As duas burras levam uma vida muito diferente do passado, quando lhes estava destinado um papel nos trabalhos mais pesados nos campos. Passam os dias a pastar. "Hoje não há trabalho com isto. As pessoas trabalham cada vez menos as terras, porque já não se pode viver só do campo", comenta o agricultor. Embora ainda arranque algum sustento dos seus terrenos, admite que os tempos não favorecem a actividade agrícola, pois "é mais fácil ir ao centro comercial".
"As vacas vinham aqui para amansar e dar saúde", conta Álvaro Costa, de 48 anos, que se lembra de os avós levarem os bovinos à romaria, que se realiza a 17 de Agosto. Ontem levou pela mão a Tojeira. Após cumprirem as três voltas em redor da ermida, como manda a tradição, no sentido contrário ao dos ponteiros do relógio, as duas burras e o bode, com a cabeça ornamentada com uns magníficos cornos retorcidos, mostravam-se muito sociáveis. Vá saber-se se pela invocação do santo, se por lhes faltarem razões de queixa da vida.

Fitas benzidas para todos A feira do gado, esclarece Álvaro Costa, "é mais uma exposição", embora actualmente se resuma a uns quantos exemplares de várias espécies, de entre bovinos, caprinos, ovinos e criação diversa, das galinhas aos perus. As crianças dedicavam especial atenção aos póneis e a um pequeno equídeo que parecia mal se aguentar nas pernas. A instalação de som anunciou que o prato do dia, no restaurante da feira montada ao lado da ermida, era "dobrada com feijão branco". Para estômagos menos resistentes havia ainda a "santa bifana".
"A que horas é a bênção? Ainda trago cá a cadela", comenta um homem, informado de que a missa campal e os animais serão benzidos pelo pároco a partir das 16h00. Nos primórdios da romaria, o gado entraria no próprio templo e daria as voltas em redor da colunata que sustenta um tambor ligado ao tecto, de formato circular. Os tempos ditaram que a tradição se passasse a cumprir fora da ermida.
Sob o alpendre acrescentado ao monumento do século XVI, atribuído ao traço de Francisco d" Ollanda, vendem-se velas para acender ao santo. Pequenas fitas de nastro coloridas, previamente benzidas, também ajudam às finanças da paróquia e podem ser levadas para os animais domésticos ou para usar ao pescoço. Há quem as pendure na motorizada ou na bicicleta.
No interior do templo, devotos manifestam os preceitos da fé perante as imagens de São Mamede, São Sebastião e Nossa Senhora das Neves. A figura do santo padroeiro da romaria apenas ali se encontra durante os festejos, que duram até domingo. Por razões de segurança, a imagem permanece à guarda da paróquia de São Martinho, na vila de Sintra, onde os interessados podem marcar visitas ao templo e à cripta que conserva vestígios postos a descoberto pelos arqueólogos.

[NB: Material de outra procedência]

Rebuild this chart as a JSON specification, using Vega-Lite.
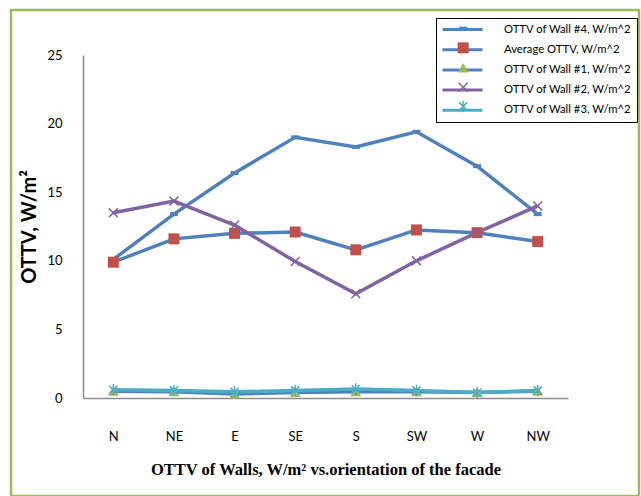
{
  "$schema": "https://vega.github.io/schema/vega-lite/v6.json",
  "width": 628,
  "height": 486,
  "autosize": {"type": "none"},
  "padding": {"left": 11, "top": 10, "right": 2, "bottom": 0},
  "background": "white",
  "config": {
    "view": {"stroke": "#9BBB59", "strokeWidth": 2.5},
    "font": "Lato"
  },
  "data": {
    "values": [
      {"dir": "N", "series": "OTTV of Wall #4, W/m^2", "v": 10.1},
      {"dir": "NE", "series": "OTTV of Wall #4, W/m^2", "v": 13.4},
      {"dir": "E", "series": "OTTV of Wall #4, W/m^2", "v": 16.4},
      {"dir": "SE", "series": "OTTV of Wall #4, W/m^2", "v": 19.0},
      {"dir": "S", "series": "OTTV of Wall #4, W/m^2", "v": 18.3},
      {"dir": "SW", "series": "OTTV of Wall #4, W/m^2", "v": 19.4},
      {"dir": "W", "series": "OTTV of Wall #4, W/m^2", "v": 16.9},
      {"dir": "NW", "series": "OTTV of Wall #4, W/m^2", "v": 13.4},
      {"dir": "N", "series": "Average OTTV, W/m^2", "v": 9.9},
      {"dir": "NE", "series": "Average OTTV, W/m^2", "v": 11.6},
      {"dir": "E", "series": "Average OTTV, W/m^2", "v": 12.0},
      {"dir": "SE", "series": "Average OTTV, W/m^2", "v": 12.1},
      {"dir": "S", "series": "Average OTTV, W/m^2", "v": 10.8},
      {"dir": "SW", "series": "Average OTTV, W/m^2", "v": 12.25},
      {"dir": "W", "series": "Average OTTV, W/m^2", "v": 12.05},
      {"dir": "NW", "series": "Average OTTV, W/m^2", "v": 11.4},
      {"dir": "N", "series": "OTTV of Wall #1, W/m^2", "v": 0.5},
      {"dir": "NE", "series": "OTTV of Wall #1, W/m^2", "v": 0.45},
      {"dir": "E", "series": "OTTV of Wall #1, W/m^2", "v": 0.3},
      {"dir": "SE", "series": "OTTV of Wall #1, W/m^2", "v": 0.4},
      {"dir": "S", "series": "OTTV of Wall #1, W/m^2", "v": 0.45},
      {"dir": "SW", "series": "OTTV of Wall #1, W/m^2", "v": 0.45},
      {"dir": "W", "series": "OTTV of Wall #1, W/m^2", "v": 0.4},
      {"dir": "NW", "series": "OTTV of Wall #1, W/m^2", "v": 0.5},
      {"dir": "N", "series": "OTTV of Wall #2, W/m^2", "v": 13.5},
      {"dir": "NE", "series": "OTTV of Wall #2, W/m^2", "v": 14.35},
      {"dir": "E", "series": "OTTV of Wall #2, W/m^2", "v": 12.6},
      {"dir": "SE", "series": "OTTV of Wall #2, W/m^2", "v": 9.95},
      {"dir": "S", "series": "OTTV of Wall #2, W/m^2", "v": 7.6},
      {"dir": "SW", "series": "OTTV of Wall #2, W/m^2", "v": 10.0},
      {"dir": "W", "series": "OTTV of Wall #2, W/m^2", "v": 12.05},
      {"dir": "NW", "series": "OTTV of Wall #2, W/m^2", "v": 14.0},
      {"dir": "N", "series": "OTTV of Wall #3, W/m^2", "v": 0.6},
      {"dir": "NE", "series": "OTTV of Wall #3, W/m^2", "v": 0.55},
      {"dir": "E", "series": "OTTV of Wall #3, W/m^2", "v": 0.45},
      {"dir": "SE", "series": "OTTV of Wall #3, W/m^2", "v": 0.55},
      {"dir": "S", "series": "OTTV of Wall #3, W/m^2", "v": 0.65},
      {"dir": "SW", "series": "OTTV of Wall #3, W/m^2", "v": 0.55},
      {"dir": "W", "series": "OTTV of Wall #3, W/m^2", "v": 0.4},
      {"dir": "NW", "series": "OTTV of Wall #3, W/m^2", "v": 0.55}
    ]
  },
  "encoding": {
    "x": {
      "field": "dir",
      "type": "nominal",
      "sort": ["N", "NE", "E", "SE", "S", "SW", "W", "NW"],
      "scale": {"type": "point", "range": [72, 557], "padding": 0.5},
      "axis": {
        "offset": -98,
        "labelAngle": 0,
        "ticks": false,
        "tickSize": 0,
        "grid": false,
        "domainColor": "#8C8C8C",
        "domainWidth": 1.5,
        "labelFont": "Lato",
        "labelFontSize": 13,
        "labelColor": "#000000",
        "labelPadding": 32,
        "title": "OTTV of Walls, W/m² vs.orientation of the facade",
        "titleFont": "Liberation Serif",
        "titleFontSize": 16.5,
        "titleFontWeight": "bold",
        "titleColor": "#000000",
        "titlePadding": 18
      }
    },
    "y": {
      "field": "v",
      "type": "quantitative",
      "scale": {"domain": [0, 25], "range": [388, 45], "nice": false},
      "axis": {
        "offset": -72,
        "values": [0, 5, 10, 15, 20, 25],
        "ticks": false,
        "tickSize": 0,
        "grid": false,
        "domainColor": "#8C8C8C",
        "domainWidth": 1.5,
        "labelFont": "Lato",
        "labelFontSize": 13,
        "labelColor": "#000000",
        "labelPadding": 21,
        "title": "OTTV, W/m²",
        "titleFont": "Lato",
        "titleFontSize": 20,
        "titleFontWeight": "bold",
        "titleColor": "#000000",
        "titlePadding": 7
      }
    }
  },
  "layer": [
    {
      "mark": {"type": "line", "strokeWidth": 3.5},
      "encoding": {
        "stroke": {
          "field": "series",
          "type": "nominal",
          "sort": ["OTTV of Wall #4, W/m^2", "Average OTTV, W/m^2", "OTTV of Wall #1, W/m^2", "OTTV of Wall #2, W/m^2", "OTTV of Wall #3, W/m^2"],
          "scale": {
            "range": ["#4F81BD", "#4F81BD", "#4F81BD", "#8064A2", "#4BACC6"]
          },
          "legend": {
            "orient": "none",
            "legendX": 425,
            "legendY": 8,
            "title": null,
            "symbolType": "M-4,0H4",
            "symbolSize": 100,
            "symbolStrokeWidth": 3,
            "symbolOffset": 15,
            "labelFont": "Lato",
            "labelFontSize": 11.3,
            "labelColor": "#000000",
            "labelOffset": 35,
            "rowPadding": 7.2,
            "padding": 5,
            "strokeColor": "#000000",
            "fillColor": "white"
          }
        }
      }
    },
    {
      "mark": {"type": "point", "filled": true, "size": 100, "strokeWidth": 0, "opacity": 1},
      "encoding": {
        "color": {
          "field": "series",
          "type": "nominal",
          "scale": {
            "domain": ["OTTV of Wall #4, W/m^2", "Average OTTV, W/m^2", "OTTV of Wall #1, W/m^2", "OTTV of Wall #2, W/m^2", "OTTV of Wall #3, W/m^2"],
            "range": ["#4F81BD", "#C0504D", "#9BBB59", "#8064A2", "#4BACC6"]
          },
          "legend": {
            "orient": "none",
            "legendX": 425,
            "legendY": 8,
            "title": null,
            "symbolSize": 100,
            "symbolStrokeWidth": 0,
            "symbolOffset": 16.5,
            "labelFont": "Lato",
            "labelFontSize": 11.3,
            "labelOpacity": 0,
            "labelOffset": 38,
            "rowPadding": 7.2,
            "padding": 5
          }
        },
        "shape": {
          "field": "series",
          "type": "nominal",
          "scale": {
            "domain": ["OTTV of Wall #4, W/m^2", "Average OTTV, W/m^2", "OTTV of Wall #1, W/m^2", "OTTV of Wall #2, W/m^2", "OTTV of Wall #3, W/m^2"],
            "range": [
              "M-0.8,-0.4H0.8V0.4H-0.8Z",
              "M-1.1,-1.1H1.1V1.1H-1.1Z",
              "M0,-1L1.1,0.9H-1.1Z",
              "M-0.78,-1L0,-0.22L0.78,-1L1,-0.78L0.22,0L1,0.78L0.78,1L0,0.22L-0.78,1L-1,0.78L-0.22,0L-1,-0.78Z",
              "M-0.7,-0.92L0,-0.22L0.7,-0.92L0.92,-0.7L0.22,0L0.92,0.7L0.7,0.92L0,0.22L-0.7,0.92L-0.92,0.7L-0.22,0L-0.92,-0.7ZM-0.14,-1.15H0.14V1.15H-0.14Z"
            ]
          },
          "legend": {
            "orient": "none",
            "legendX": 425,
            "legendY": 8,
            "title": null,
            "symbolSize": 100,
            "symbolStrokeWidth": 0,
            "symbolOffset": 16.5,
            "labelFont": "Lato",
            "labelFontSize": 11.3,
            "labelOpacity": 0,
            "labelOffset": 38,
            "rowPadding": 7.2,
            "padding": 5
          }
        }
      }
    }
  ]
}
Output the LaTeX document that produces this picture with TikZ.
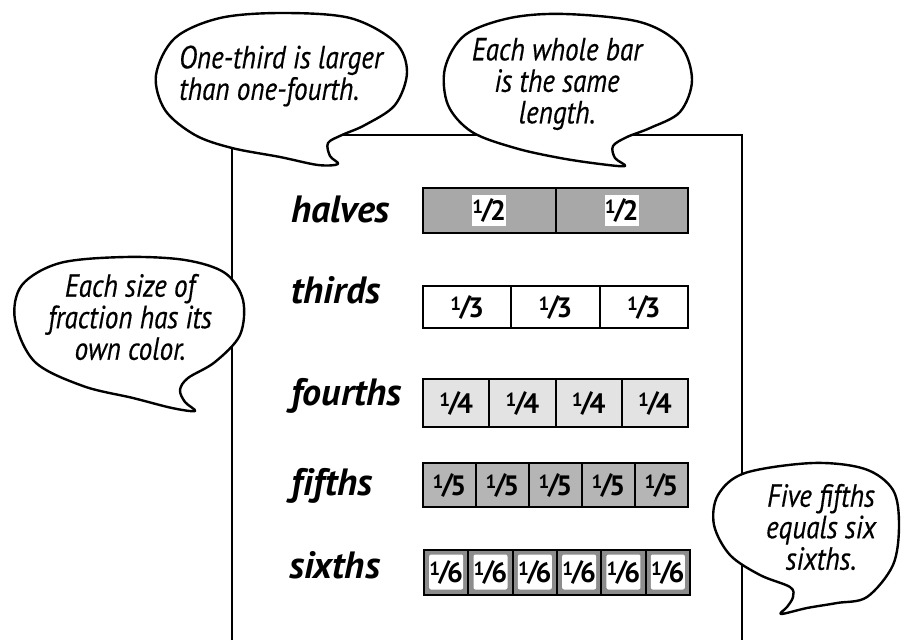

O actual templo, de traça quinhentista, foi erguido sob anteriores construções que remontam à época visigótica ou moçarábica, entre os séculos VII e X da era cristã, e que incluíram o restauro do imóvel e do retábulo do altar-mor, na década de 1990. Enquanto alguns romeiros faziam fila para o restaurante, outros preparavam o piquenique no pinhal. No pavilhão da quermesse, com um escaparate em escada onde estão expostos os objectos que podem sair nas rifas, de uma garrafa de vinho do Janas Futebol Clube, organizador das festas, a uma peça em cerâmica com golfinhos, um jovem vendedor, apregoa: "Só sai a quem compra."